How can you tell if the data recovery company you are researching is reputable or not? In today’s world we rely less on what a company says about itself and more on what others say about that company. That can be both good and bad. Through Yelp, Facebook, Google+ and others, the voice of consumers is what truly helps to sell a company to potential buyers. Online reviews have become an ever growing way in which consumers can either flaunt the greatness of a company or spew their wrath about a bad experience. The unfortunate dark side is, reviews can easily be manipulated. These fake reviews create a false image of superiority, and even worse, it gives a false sense of security to consumers.
It should be stressed that not all reviews are fake. Most are absolutely legitimate. As a company, we don’t have a grudge against any other company out there, so this is not about disparaging anyone else. This article is strictly built with the intention of giving you things to keep in mind when you are looking for a data recovery provider. We want you to use a reputable company, and if that can’t be us, then we will even give you a list of competitors you should choose from.
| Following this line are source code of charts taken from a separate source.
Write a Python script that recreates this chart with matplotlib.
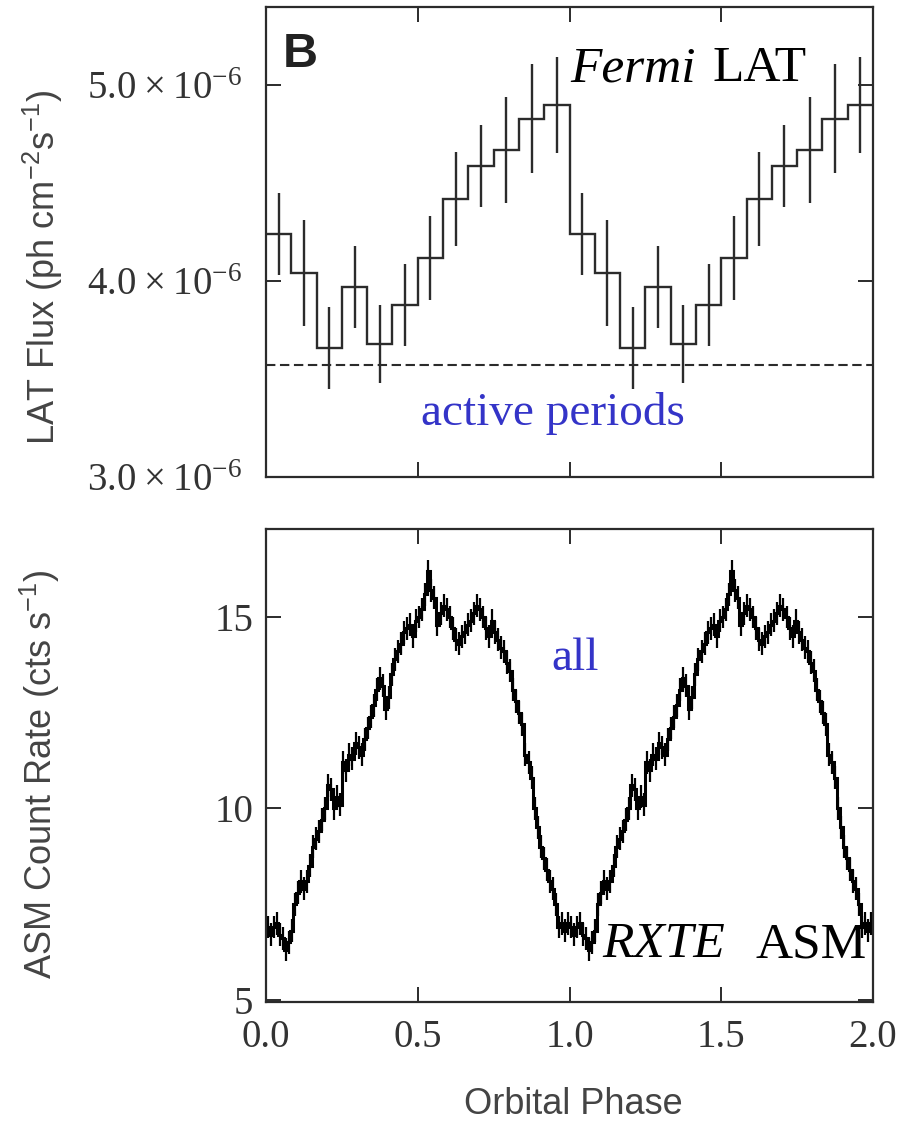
import numpy as np
import matplotlib
matplotlib.use('Agg')
import matplotlib.pyplot as plt

plt.rcParams['mathtext.fontset'] = 'custom'
plt.rcParams['mathtext.default'] = 'regular'

# Fermi LAT folded light curve, 12 bins per orbit (units of 1e-6 ph cm-2 s-1)
lat_flux = [4.24, 4.04, 3.66, 3.97, 3.68, 3.88, 4.12, 4.42, 4.59, 4.67, 4.83, 4.90]
lat_err = [0.21, 0.27, 0.21, 0.21, 0.20, 0.21, 0.215, 0.24, 0.21, 0.27, 0.28, 0.245]
active_level = 3.57
lat_ticks = [3.0, 4.0, 5.0]
lat_ticklabels = [r'$3.0\times10^{-6}$', r'$4.0\times10^{-6}$', r'$5.0\times10^{-6}$']

# RXTE ASM folded light curve, 100 bins per orbit (cts/s)
asm_rate = [6.9, 6.7, 6.9, 7.0, 6.7, 6.6, 6.3, 6.5, 6.8, 7.5,
            7.8, 8.1, 7.9, 8.1, 8.5, 9.0, 9.2, 9.4, 9.7, 10.0,
            10.6, 10.5, 10.0, 10.3, 10.1, 11.2, 11.0, 11.4, 11.3, 11.7,
            11.6, 11.4, 11.8, 12.1, 12.4, 12.7, 13.1, 13.4, 13.2, 12.6,
            12.9, 13.5, 13.9, 14.1, 14.3, 14.6, 14.7, 14.8, 14.5, 14.9,
            15.0, 15.2, 15.6, 16.2, 15.7, 15.5, 14.8, 15.1, 15.3, 15.2,
            15.0, 14.7, 14.4, 14.3, 14.5, 14.6, 14.8, 14.9, 15.1, 15.3,
            15.2, 15.0, 14.7, 14.5, 14.9, 14.6, 14.4, 14.2, 14.1, 13.8,
            13.6, 13.1, 12.8, 12.5, 12.2, 11.4, 11.2, 10.8, 10.0, 9.5,
            9.0, 8.7, 8.4, 8.1, 7.9, 7.5, 6.9, 7.0, 6.8, 7.0]
asm_err = 0.3
asm_ticks = [5, 10, 15]
phase_ticks = [0.0, 0.5, 1.0, 1.5, 2.0]
phase_ticklabels = ['0.0', '0.5', '1.0', '1.5', '2.0']

serif = 'Liberation Serif'
sans = 'Liberation Sans'
ink = '#2b2b2b'
blue = '#3434c8'
W, H = 911, 1121

fig = plt.figure(figsize=(W / 100, H / 100), dpi=100)
ax1 = fig.add_axes([266 / W, 1 - 477 / H, 607 / W, 470 / H])
ax2 = fig.add_axes([266 / W, 1 - 1002 / H, 607 / W, 473 / H])

# top panel
n = len(lat_flux)
edges = np.linspace(0, 2, 2 * n + 1)
mids = (edges[:-1] + edges[1:]) / 2
flux = np.tile(lat_flux, 2)
ax1.stairs(flux, edges, baseline=None, color=ink, lw=1.7)
ax1.errorbar(mids, flux, yerr=np.tile(lat_err, 2), fmt='none', ecolor=ink, elinewidth=1.7, capsize=0)
ax1.axhline(active_level, color=ink, lw=1.5, ls=(0, (4.5, 2.2)))
ax1.set_xlim(0, 2)
ax1.set_ylim(3.0, 5.4)
ax1.set_yticks(lat_ticks)
ax1.set_yticklabels(lat_ticklabels)
ax1.set_xticks([0.5, 1.0, 1.5])
ax1.tick_params(labelbottom=False)
ax1.tick_params(axis='y', pad=17)

# bottom panel
m = len(asm_rate)
edges2 = np.linspace(0, 2, 2 * m + 1)
mids2 = (edges2[:-1] + edges2[1:]) / 2
rate = np.tile(asm_rate, 2)
ax2.stairs(rate, edges2, baseline=None, color='black', lw=2.2)
ax2.errorbar(mids2, rate, yerr=asm_err, fmt='none', ecolor='black', elinewidth=1.6, capsize=0)
ax2.set_xlim(0, 2)
ax2.set_ylim(4.94, 17.3)
ax2.set_yticks(asm_ticks)
ax2.set_xticks(phase_ticks)
ax2.set_xticklabels(phase_ticklabels)
ax2.tick_params(axis='y', pad=9)
ax2.tick_params(axis='x', pad=12)

for ax in (ax1, ax2):
    ax.tick_params(direction='in', length=11, width=1.4, top=True, right=True,
                   labelsize=28, labelcolor='#333333', color=ink)
    for lab in ax.get_xticklabels() + ax.get_yticklabels():
        lab.set_fontfamily(serif)
    for s in ax.spines.values():
        s.set_linewidth(1.6)
        s.set_color(ink)

# annotations
fig.text(283 / W, 1 - 67 / H, 'B', family=sans, weight='bold', size=35, color='#222222', va='baseline')
fig.text(570 / W, 1 - 81 / H, 'Fermi', family=serif, style='italic', size=37, va='baseline')
fig.text(712 / W, 1 - 81 / H, 'LAT', family=serif, size=37, va='baseline')
fig.text(553 / W, 1 - 425 / H, 'active periods', family=serif, size=34, color=blue, ha='center', va='baseline')
fig.text(551 / W, 1 - 670 / H, 'all', family=serif, size=34, color=blue, va='baseline')
fig.text(602 / W, 1 - 957 / H, 'RXTE', family=serif, style='italic', size=37, va='baseline')
fig.text(755 / W, 1 - 957 / H, 'ASM', family=serif, size=37, va='baseline')

fig.text(43 / W, 1 - 267 / H, 'LAT Flux (ph cm$^{-2}$s$^{-1}$)', family=sans, size=26,
         color='#444444', rotation=90, ha='center', va='center')
fig.text(40 / W, 1 - 774 / H, 'ASM Count Rate (cts s$^{-1}$)', family=sans, size=26,
         color='#444444', rotation=90, ha='center', va='center')
fig.text(573 / W, 1 - 1105 / H, 'Orbital Phase', family=sans, size=26, color='#444444',
         ha='center', va='center')

fig.savefig('out.png', dpi=100)
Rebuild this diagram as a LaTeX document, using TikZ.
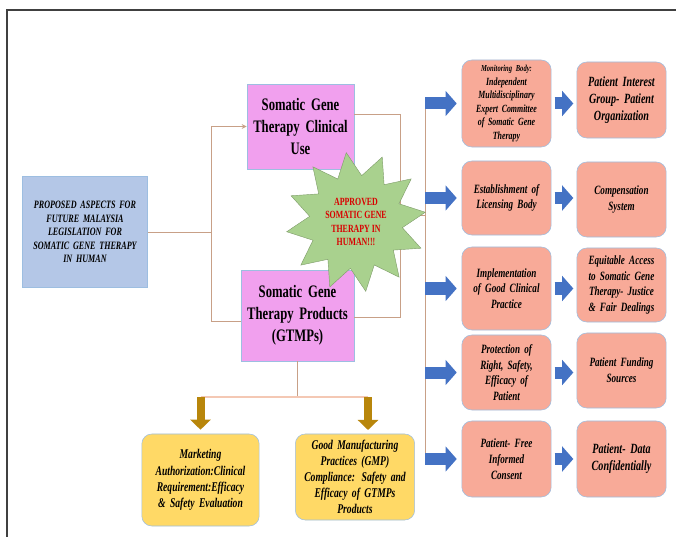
\documentclass[tikz,border=0pt]{standalone}
\usepackage{fontspec}
\setmainfont{Liberation Serif}[FakeStretch=0.72]
\usetikzlibrary{shapes.geometric,arrows.meta}

\definecolor{legalblue}{RGB}{180,199,231}
\definecolor{usepink}{RGB}{241,160,238}
\definecolor{aspectsalmon}{RGB}{248,170,152}
\definecolor{compgold}{RGB}{255,217,102}
\definecolor{stargreen}{RGB}{169,209,142}
\definecolor{linktan}{RGB}{200,160,135}
\definecolor{linkpink}{RGB}{244,200,180}
\definecolor{pushblue}{RGB}{68,114,196}
\definecolor{pushgold}{RGB}{184,134,11}
\definecolor{rimblue}{RGB}{157,190,225}

\begin{document}
\begin{tikzpicture}[x=0.025cm, y=-0.025cm,
    legalbox/.style={rectangle, draw=rimblue, fill=legalblue, align=center,
        font=\fontsize{8}{9.6}\selectfont\bfseries\itshape},
    usebox/.style={rectangle, draw=rimblue, fill=usepink, align=center,
        font=\fontsize{12.5}{15.5}\selectfont\bfseries},
    aspectbox/.style={rectangle, rounded corners=0.25cm, draw=rimblue, fill=aspectsalmon,
        align=center, minimum width=2.175cm, text width=2.0cm,
        font=\fontsize{9}{11.2}\selectfont\bfseries\itshape},
    compbox/.style={rectangle, rounded corners=0.25cm, draw=rimblue, fill=compgold,
        align=center, font=\fontsize{9.5}{11.5}\selectfont\bfseries\itshape},
    tanline/.style={draw=linktan, line width=0.6pt},
    bluepush/.style={draw=pushblue, line width=0.3cm, line cap=butt,
        -{Triangle[width=0.62cm,length=0.28cm]}},
    goldpush/.style={draw=pushgold, line width=0.2cm, line cap=butt,
        -{Triangle[width=0.5cm,length=0.25cm]}}]
\useasboundingbox (0,0) rectangle (676,537);

% frame
\draw[line width=0.05cm, black!75] (7,537) -- (7,10) -- (676,10);

% left and middle
\node[legalbox, minimum width=3.1cm, minimum height=2.775cm, text width=2.9cm] (legal) at (85,232)
    {PROPOSED ASPECTS FOR\\ FUTURE MALAYSIA\\ LEGISLATION FOR\\ SOMATIC GENE THERAPY\\ IN HUMAN};
\node[usebox, minimum width=2.575cm, minimum height=2.125cm, text width=2.45cm] (clinic) at (300.5,126.5)
    {Somatic Gene\\ Therapy Clinical\\ Use};
\node[usebox, minimum width=2.775cm, minimum height=2.275cm, text width=2.6cm] (products) at (297.5,315.5)
    {Somatic Gene\\ Therapy Products\\ (GTMPs)};

% right column, first boxes
\node[aspectbox, minimum height=2.175cm, font=\fontsize{7.8}{9.6}\selectfont\bfseries\itshape] (monitor) at (506.5,103.5)
    {{\fontsize{6.5}{9.6}\selectfont Monitoring Body:}\\ Independent\\ Multidisciplinary\\ Expert Committee\\ of Somatic Gene\\ Therapy};
\node[aspectbox, minimum height=1.85cm] (licensing) at (506.5,198)
    {Establishment of\\ Licensing Body};
\node[aspectbox, minimum height=2.075cm] (gcp) at (506.5,288.5)
    {Implementation\\ of Good Clinical\\ Practice};
\node[aspectbox, minimum height=1.875cm] (protection) at (506.5,372.5)
    {Protection of\\ Right, Safety,\\ Efficacy of\\ Patient};
\node[aspectbox, minimum height=1.9cm] (consent) at (506.5,459)
    {Patient- Free\\ Informed\\ Consent};

% right column, second boxes
\node[aspectbox, minimum height=1.9cm, font=\fontsize{10}{12}\selectfont\bfseries\itshape] (patientgroup) at (621.5,100)
    {Patient Interest\\ Group- Patient\\ Organization};
\node[aspectbox, minimum height=1.875cm] (compensation) at (621.5,199.5)
    {Compensation\\ System};
\node[aspectbox, minimum height=1.85cm] (access) at (621.5,285)
    {Equitable Access\\ to Somatic Gene\\ Therapy- Justice\\ \& Fair Dealings};
\node[aspectbox, minimum height=1.875cm] (funding) at (621.5,370.5)
    {Patient Funding\\ Sources};
\node[aspectbox, minimum height=1.9cm, font=\fontsize{10}{12}\selectfont\bfseries\itshape] (dataconf) at (621.5,459)
    {Patient- Data\\ Confidentially};

% bottom boxes
\node[compbox, minimum width=2.875cm, minimum height=2.3cm, text width=2.7cm] (marketing) at (200.5,480)
    {Marketing\\ Authorization:Clinical\\ Requirement:Efficacy\\ \& Safety Evaluation};
\node[compbox, minimum width=2.9cm, minimum height=2.15cm, text width=2.75cm] (gmp) at (355,477)
    {Good Manufacturing\\ Practices (GMP)\\ Compliance: Safety and\\ Efficacy of GTMPs\\ Products};

% connectors on the left
\coordinate (legalsplit) at (211,232);
\draw[tanline] (legal.east) -- (legalsplit);
\draw[tanline, -{Stealth[length=1.2mm,width=1.2mm]}] (legalsplit) |- (clinic.west);
\draw[tanline] (legalsplit) |- ([yshift=-0.14cm]products.west);

% connectors to the spine
\coordinate (join) at (400,215);
\coordinate (spinetop) at (425,103);
\coordinate (spinebot) at (425,460);
\draw[tanline] ([yshift=0.29cm]clinic.east) -| (join);
\draw[tanline] ([yshift=-0.06cm]products.east) -| (join);
\draw[tanline] (join) -- (join -| spinetop);
\draw[tanline] (spinetop) -- (spinebot);

% star on top
\node[star, star points=12, star point ratio=1.5, minimum size=3.5cm, inner sep=0pt, shape border rotate=8,
    draw=stargreen!75!black, line width=0.3pt, fill=stargreen, text=red!85!black, align=center,
    font=\fontsize{7.8}{9.4}\selectfont\bfseries] (approved) at (356,222)
    {APPROVED\\ SOMATIC GENE\\ THERAPY IN\\ HUMAN!!!};

% blue block arrows
\foreach \aspect in {monitor,licensing,gcp,protection,consent}
    \draw[bluepush, shorten >=0.12cm] (\aspect.west -| spinetop) -- (\aspect.west);
\draw[bluepush, shorten <=0.08cm, shorten >=0.08cm] (monitor.east) -- (monitor.east -| patientgroup.west);
\draw[bluepush, shorten <=0.08cm, shorten >=0.08cm] (licensing.east) -- (licensing.east -| compensation.west);
\draw[bluepush, shorten <=0.08cm, shorten >=0.08cm] (gcp.east) -- (gcp.east -| access.west);
\draw[bluepush, shorten <=0.08cm, shorten >=0.08cm] (protection.east) -- (protection.east -| funding.west);
\draw[bluepush, shorten <=0.08cm, shorten >=0.08cm] (consent.east) -- (consent.east -| dataconf.west);

% bottom split and gold arrows
\coordinate (prodsplit) at (297.5,397);
\coordinate (gmpin) at (368,434);
\draw[tanline] (products.south) -- (prodsplit);
\draw[draw=linkpink, line width=1.2pt] (marketing.north |- prodsplit) -- (gmpin |- prodsplit);
\draw[goldpush, shorten >=0.1cm] (marketing.north |- prodsplit) -- (marketing.north);
\draw[goldpush, shorten >=0.1cm] (gmpin |- prodsplit) -- (gmpin);
\end{tikzpicture}
\end{document}
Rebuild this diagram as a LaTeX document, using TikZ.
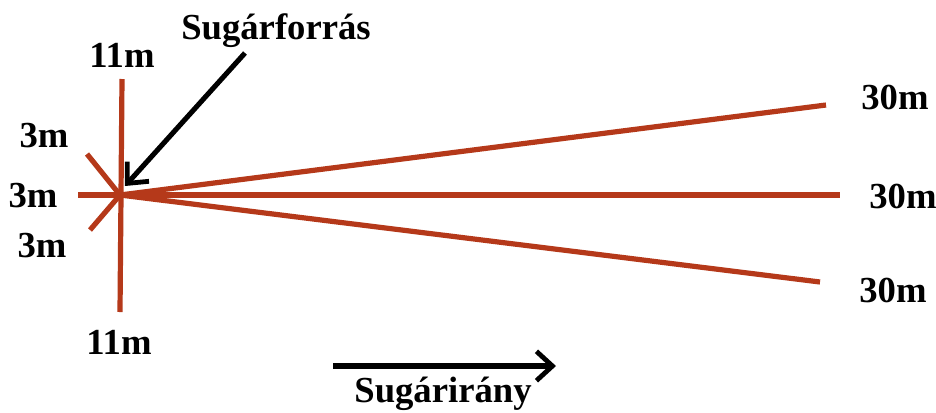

If you look into data recovery companies you will find some of them have what appears to be an unending list of glowing reviews, with Google+ and Yelp being the most popular and the most susceptible to fake reviews. When you consider how easy it is to buy fake reviews, it calls into question how legitimate some of those reviews may be.
How To Spot Fake Reviews
Sites like Yelp have been working hard to develop algorithms that can pick up on suspected fake reviews. Although the site appears to actually hold good reviews hostage as well, but that’s another story for another website. Katy Steinmetz over at Time.com wrote an excellent article on the subject. “How To Spot A Fake Review: 4 Clues Something’s Fishy” It offers a lot of good insight into what to watch out for. When you really start to drill down company reviews, there are a few key elements we believe you should keep an eye out for…
- Be wary of reviews that are overly positive or negative. We’ve even had issues with one of our customers who was so excited about our services that Yelp filtered his review. Not sure why, other than he was way over the top with praise for us. He also only had one other review.
- Look at the username. See what other reviews the user has written. Google the username and see if it is attached to any other sites. The more active it is, the more likely the user is legitimate.
- Look at the dates on the reviews. In some instances you will see a surge where there will be 5 or 10+ reviews written in the span of 2 or 3 days.
- Is the reviewer overcompensating? Are they using overly dramatic phrasing, multiple exclamation points, stuffing the review full of the company name and repetitive keywords?
What Else Should You Look For In A Data Recovery Provider?
It really boils down to their business model and also the age of the business. Just avoid companies that want to charge you diagnostic fees. These may only be $100 or $200 but there are companies that actually can’t work on hard drives and simply make their profit off of these fees. You also want to steer clear of companies that want to charge deposits for the recovery work. In most cases they will say these deposits cover the cost of parts, but any company that has been around long enough either has a large parts inventory already or doesn’t have a problem coming out of pocket for them until the job is done.
Just shop around. Find a company that actually seems to know what they are doing. Even if you know nothing about data recovery, go with your gut instinct. Most people can tell when they are being manipulated. The easiest way to avoid being taken advantage of is to go with a company that will not charge you anything at all to look at your drive. You don’t need to pay hundreds of dollars for someone to tell you your hard drive is broken. Any reputable company will cover the evaluation fee and won’t charge attempt fees if the data is unrecoverable.